Tax-Free Savings Account

Two years ago, on Jan 2, 2009, a new tax saving vehicle was introduced by the government. This relatively new Tax-Free Savings Account (TFSA) is a flexible, registered general-purpose savings vehicle that allows Canadians to earn tax-free investment income to more easily meet lifetime savings needs. The TFSA complements existing registered savings plans like the Registered Retirement Savings Plans (RRSP) and the Registered Education Savings Plans (RESP).

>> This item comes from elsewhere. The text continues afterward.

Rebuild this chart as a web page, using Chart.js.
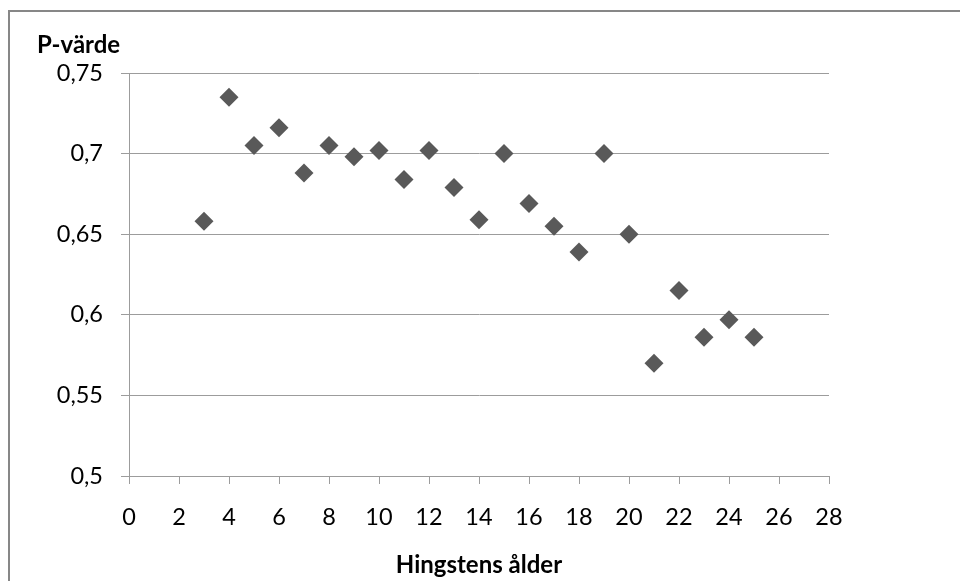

Here are a few salient features:
  • Contributions into a TFSA account can only be made in Canadian dollars. No foreign currency contributions are allowed.
  • Canadian residents age 18 or older can contribute up to $5,000 annually to a TFSA.
  • The $5,000 annual contribution limit will be indexed to inflation in $500 increments. At the current rate of inflation, the limit will increase to $5,500 in 2012.
  • Investment income earned in a TFSA is tax-free.
  • Withdrawals from a TFSA are tax-free.
  • Unused TFSA contribution room is carried forward and accumulates into future years.
  • If a person has contribution room, but no funds to contribute, they may contribute funds given to them by their spouse or common-law partner, with no attribution of income to the spouse.
  • Full amount of withdrawals can be put back into the TFSA in future years(not in the year of withdrawal)
  • Choose from a wide range of investments options such as mutual funds, Guaranteed Investment Certificates (GICs), stocks, bonds and cash.
  • Contributions are not tax-deductible.
  • Neither income earned within a TFSA nor withdrawals from it affect eligibility for federal income-tested benefits and credits, such as Old Age Security, the Guaranteed Income Supplement, and the Canada Child Tax Benefit.
  • TFSA assets can generally be transferred to a spouse or common-law partner upon death, without affecting the contribution room of the survivor.
What is better - TFSA or RRSP?
The RRSP and TFSA have almost equivalent results when the marginal rate for RRSP contributions is the same as for RRSP withdrawals.

The RRSP is better if the marginal tax rate for RRSP withdrawals will be lower than the marginal tax rate when contributions are made.

The TFSA is better if the marginal rate for RRSP withdrawals will be higher than the marginal rate for contributions.

The TFSA will be useful in some situations such as:

a) when there is no RRSP contribution room available
b) keeping savings available for emergencies
c) for short - term savings goals such as a vehicle, appliances, vacations etc.
d) also seniors who are not eligible, because of age, to contribute to an RRSP can make good use of the TFSA.